§ **TASK TO CARRY OUT**
All the records that follow need to be reproduced exactly. Omit the images.

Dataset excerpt
::::::::::

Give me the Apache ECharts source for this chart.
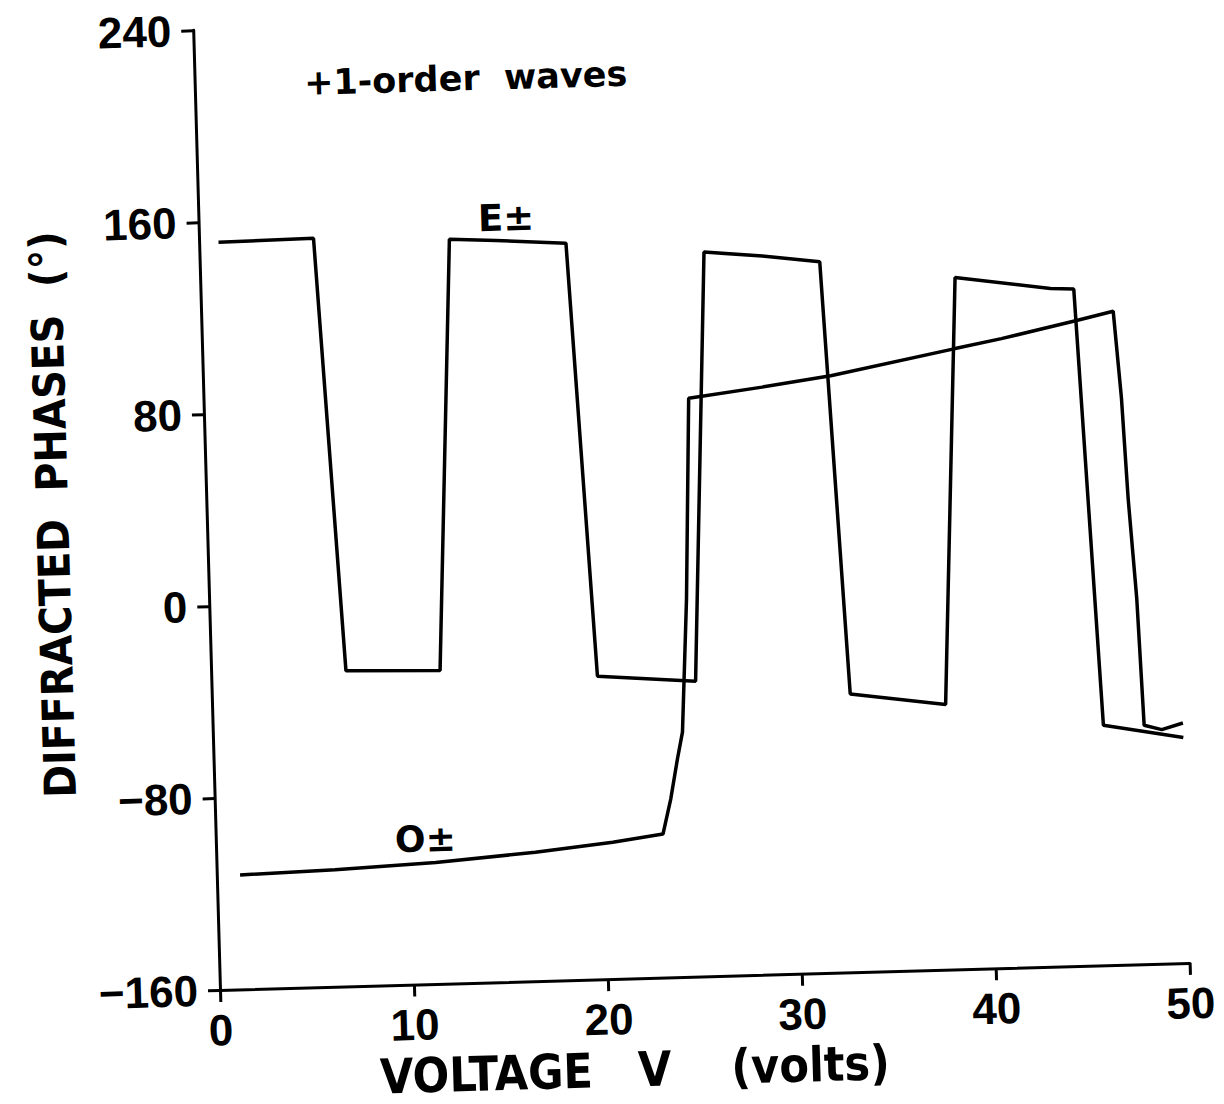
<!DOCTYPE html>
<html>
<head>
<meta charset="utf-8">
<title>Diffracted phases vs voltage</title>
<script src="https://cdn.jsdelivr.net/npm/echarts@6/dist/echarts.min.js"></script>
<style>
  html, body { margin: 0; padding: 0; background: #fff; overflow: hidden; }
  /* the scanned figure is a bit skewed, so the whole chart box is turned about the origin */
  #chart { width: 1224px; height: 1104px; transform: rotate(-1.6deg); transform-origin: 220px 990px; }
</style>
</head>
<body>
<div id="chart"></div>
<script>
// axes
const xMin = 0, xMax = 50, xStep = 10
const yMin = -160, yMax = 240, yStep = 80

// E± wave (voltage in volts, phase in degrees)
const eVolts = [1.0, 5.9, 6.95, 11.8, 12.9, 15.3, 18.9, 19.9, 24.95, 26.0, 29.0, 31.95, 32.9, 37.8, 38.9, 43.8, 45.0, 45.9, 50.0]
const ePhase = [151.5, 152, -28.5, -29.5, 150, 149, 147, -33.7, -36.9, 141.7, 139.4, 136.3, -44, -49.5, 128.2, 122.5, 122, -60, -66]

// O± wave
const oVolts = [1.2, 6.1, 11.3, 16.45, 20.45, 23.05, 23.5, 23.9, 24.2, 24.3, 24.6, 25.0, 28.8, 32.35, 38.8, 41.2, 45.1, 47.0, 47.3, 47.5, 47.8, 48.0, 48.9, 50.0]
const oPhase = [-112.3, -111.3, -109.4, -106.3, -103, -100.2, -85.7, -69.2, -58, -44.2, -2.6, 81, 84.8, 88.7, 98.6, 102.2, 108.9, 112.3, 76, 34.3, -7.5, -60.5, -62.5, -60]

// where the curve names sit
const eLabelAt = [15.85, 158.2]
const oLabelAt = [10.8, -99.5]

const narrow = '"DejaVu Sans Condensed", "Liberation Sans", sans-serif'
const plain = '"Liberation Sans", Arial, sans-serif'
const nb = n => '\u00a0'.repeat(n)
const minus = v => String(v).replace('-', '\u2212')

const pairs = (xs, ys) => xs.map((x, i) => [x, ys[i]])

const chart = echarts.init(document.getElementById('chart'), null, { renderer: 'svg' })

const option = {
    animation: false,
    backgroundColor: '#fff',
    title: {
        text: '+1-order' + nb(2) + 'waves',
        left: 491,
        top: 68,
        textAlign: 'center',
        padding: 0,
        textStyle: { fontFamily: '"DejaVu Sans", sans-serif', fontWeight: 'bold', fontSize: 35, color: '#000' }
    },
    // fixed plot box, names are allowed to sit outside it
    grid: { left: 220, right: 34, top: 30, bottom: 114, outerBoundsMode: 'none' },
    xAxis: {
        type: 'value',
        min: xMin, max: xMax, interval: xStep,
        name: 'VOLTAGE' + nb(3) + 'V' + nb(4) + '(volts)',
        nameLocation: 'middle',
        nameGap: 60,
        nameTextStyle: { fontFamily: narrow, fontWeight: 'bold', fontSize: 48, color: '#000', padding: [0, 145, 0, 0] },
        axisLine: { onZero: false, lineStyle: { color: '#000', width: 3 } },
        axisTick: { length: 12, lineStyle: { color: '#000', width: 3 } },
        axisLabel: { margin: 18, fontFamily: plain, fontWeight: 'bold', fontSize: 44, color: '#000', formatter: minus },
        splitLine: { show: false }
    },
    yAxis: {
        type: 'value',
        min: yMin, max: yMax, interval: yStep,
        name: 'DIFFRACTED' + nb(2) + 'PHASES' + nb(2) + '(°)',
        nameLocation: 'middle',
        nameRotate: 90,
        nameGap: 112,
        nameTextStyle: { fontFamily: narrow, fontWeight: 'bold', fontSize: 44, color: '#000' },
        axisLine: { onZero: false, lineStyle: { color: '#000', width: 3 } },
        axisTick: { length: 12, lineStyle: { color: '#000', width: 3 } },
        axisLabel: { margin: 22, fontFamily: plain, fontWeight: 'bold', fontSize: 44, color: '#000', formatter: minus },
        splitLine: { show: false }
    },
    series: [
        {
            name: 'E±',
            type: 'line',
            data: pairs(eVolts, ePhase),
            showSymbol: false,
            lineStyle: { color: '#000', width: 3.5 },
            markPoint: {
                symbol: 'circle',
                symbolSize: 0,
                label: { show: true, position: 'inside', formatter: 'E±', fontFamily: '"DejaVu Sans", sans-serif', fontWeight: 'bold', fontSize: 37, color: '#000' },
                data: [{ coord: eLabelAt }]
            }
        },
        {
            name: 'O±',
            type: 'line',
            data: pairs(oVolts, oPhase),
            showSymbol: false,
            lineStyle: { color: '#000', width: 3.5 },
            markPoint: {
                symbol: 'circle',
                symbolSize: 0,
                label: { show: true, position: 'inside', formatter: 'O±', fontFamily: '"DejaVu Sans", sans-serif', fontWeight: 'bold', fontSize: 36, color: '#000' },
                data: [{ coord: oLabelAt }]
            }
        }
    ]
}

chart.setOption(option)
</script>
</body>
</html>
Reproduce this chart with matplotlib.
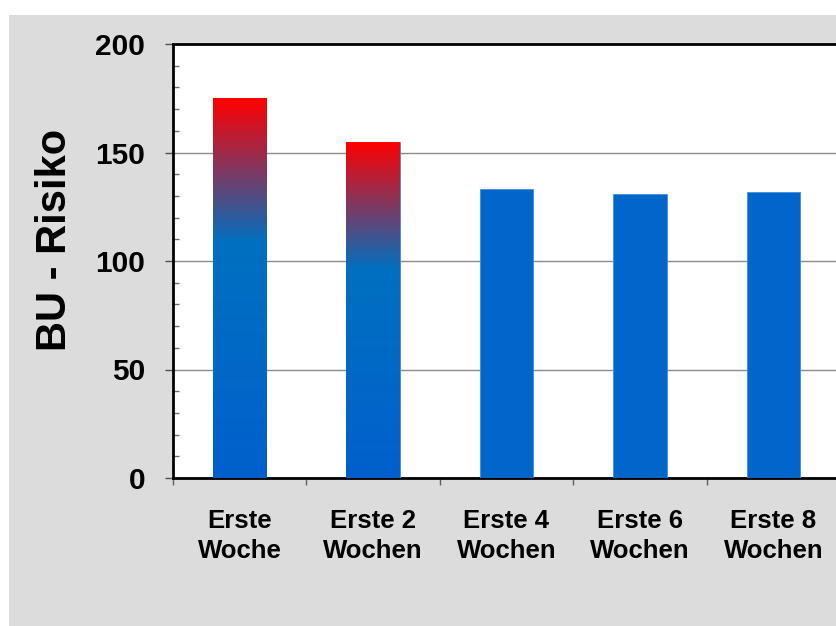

::::::::::

§ **RESULT OF THE EXERCISE**
Give me the Apache ECharts source for this chart.
<!DOCTYPE html>
<html>
<head>
<meta charset="utf-8">
<title>Diffracted phases vs voltage</title>
<script src="https://cdn.jsdelivr.net/npm/echarts@6/dist/echarts.min.js"></script>
<style>
  html, body { margin: 0; padding: 0; background: #fff; overflow: hidden; }
  /* the scanned figure is a bit skewed, so the whole chart box is turned about the origin */
  #chart { width: 1224px; height: 1104px; transform: rotate(-1.6deg); transform-origin: 220px 990px; }
</style>
</head>
<body>
<div id="chart"></div>
<script>
// axes
const xMin = 0, xMax = 50, xStep = 10
const yMin = -160, yMax = 240, yStep = 80

// E± wave (voltage in volts, phase in degrees)
const eVolts = [1.0, 5.9, 6.95, 11.8, 12.9, 15.3, 18.9, 19.9, 24.95, 26.0, 29.0, 31.95, 32.9, 37.8, 38.9, 43.8, 45.0, 45.9, 50.0]
const ePhase = [151.5, 152, -28.5, -29.5, 150, 149, 147, -33.7, -36.9, 141.7, 139.4, 136.3, -44, -49.5, 128.2, 122.5, 122, -60, -66]

// O± wave
const oVolts = [1.2, 6.1, 11.3, 16.45, 20.45, 23.05, 23.5, 23.9, 24.2, 24.3, 24.6, 25.0, 28.8, 32.35, 38.8, 41.2, 45.1, 47.0, 47.3, 47.5, 47.8, 48.0, 48.9, 50.0]
const oPhase = [-112.3, -111.3, -109.4, -106.3, -103, -100.2, -85.7, -69.2, -58, -44.2, -2.6, 81, 84.8, 88.7, 98.6, 102.2, 108.9, 112.3, 76, 34.3, -7.5, -60.5, -62.5, -60]

// where the curve names sit
const eLabelAt = [15.85, 158.2]
const oLabelAt = [10.8, -99.5]

const narrow = '"DejaVu Sans Condensed", "Liberation Sans", sans-serif'
const plain = '"Liberation Sans", Arial, sans-serif'
const nb = n => '\u00a0'.repeat(n)
const minus = v => String(v).replace('-', '\u2212')

const pairs = (xs, ys) => xs.map((x, i) => [x, ys[i]])

const chart = echarts.init(document.getElementById('chart'), null, { renderer: 'svg' })

const option = {
    animation: false,
    backgroundColor: '#fff',
    title: {
        text: '+1-order' + nb(2) + 'waves',
        left: 491,
        top: 68,
        textAlign: 'center',
        padding: 0,
        textStyle: { fontFamily: '"DejaVu Sans", sans-serif', fontWeight: 'bold', fontSize: 35, color: '#000' }
    },
    // fixed plot box, names are allowed to sit outside it
    grid: { left: 220, right: 34, top: 30, bottom: 114, outerBoundsMode: 'none' },
    xAxis: {
        type: 'value',
        min: xMin, max: xMax, interval: xStep,
        name: 'VOLTAGE' + nb(3) + 'V' + nb(4) + '(volts)',
        nameLocation: 'middle',
        nameGap: 60,
        nameTextStyle: { fontFamily: narrow, fontWeight: 'bold', fontSize: 48, color: '#000', padding: [0, 145, 0, 0] },
        axisLine: { onZero: false, lineStyle: { color: '#000', width: 3 } },
        axisTick: { length: 12, lineStyle: { color: '#000', width: 3 } },
        axisLabel: { margin: 18, fontFamily: plain, fontWeight: 'bold', fontSize: 44, color: '#000', formatter: minus },
        splitLine: { show: false }
    },
    yAxis: {
        type: 'value',
        min: yMin, max: yMax, interval: yStep,
        name: 'DIFFRACTED' + nb(2) + 'PHASES' + nb(2) + '(°)',
        nameLocation: 'middle',
        nameRotate: 90,
        nameGap: 112,
        nameTextStyle: { fontFamily: narrow, fontWeight: 'bold', fontSize: 44, color: '#000' },
        axisLine: { onZero: false, lineStyle: { color: '#000', width: 3 } },
        axisTick: { length: 12, lineStyle: { color: '#000', width: 3 } },
        axisLabel: { margin: 22, fontFamily: plain, fontWeight: 'bold', fontSize: 44, color: '#000', formatter: minus },
        splitLine: { show: false }
    },
    series: [
        {
            name: 'E±',
            type: 'line',
            data: pairs(eVolts, ePhase),
            showSymbol: false,
            lineStyle: { color: '#000', width: 3.5 },
            markPoint: {
                symbol: 'circle',
                symbolSize: 0,
                label: { show: true, position: 'inside', formatter: 'E±', fontFamily: '"DejaVu Sans", sans-serif', fontWeight: 'bold', fontSize: 37, color: '#000' },
                data: [{ coord: eLabelAt }]
            }
        },
        {
            name: 'O±',
            type: 'line',
            data: pairs(oVolts, oPhase),
            showSymbol: false,
            lineStyle: { color: '#000', width: 3.5 },
            markPoint: {
                symbol: 'circle',
                symbolSize: 0,
                label: { show: true, position: 'inside', formatter: 'O±', fontFamily: '"DejaVu Sans", sans-serif', fontWeight: 'bold', fontSize: 36, color: '#000' },
                data: [{ coord: oLabelAt }]
            }
        }
    ]
}

chart.setOption(option)
</script>
</body>
</html>
Reproduce this chart with matplotlib.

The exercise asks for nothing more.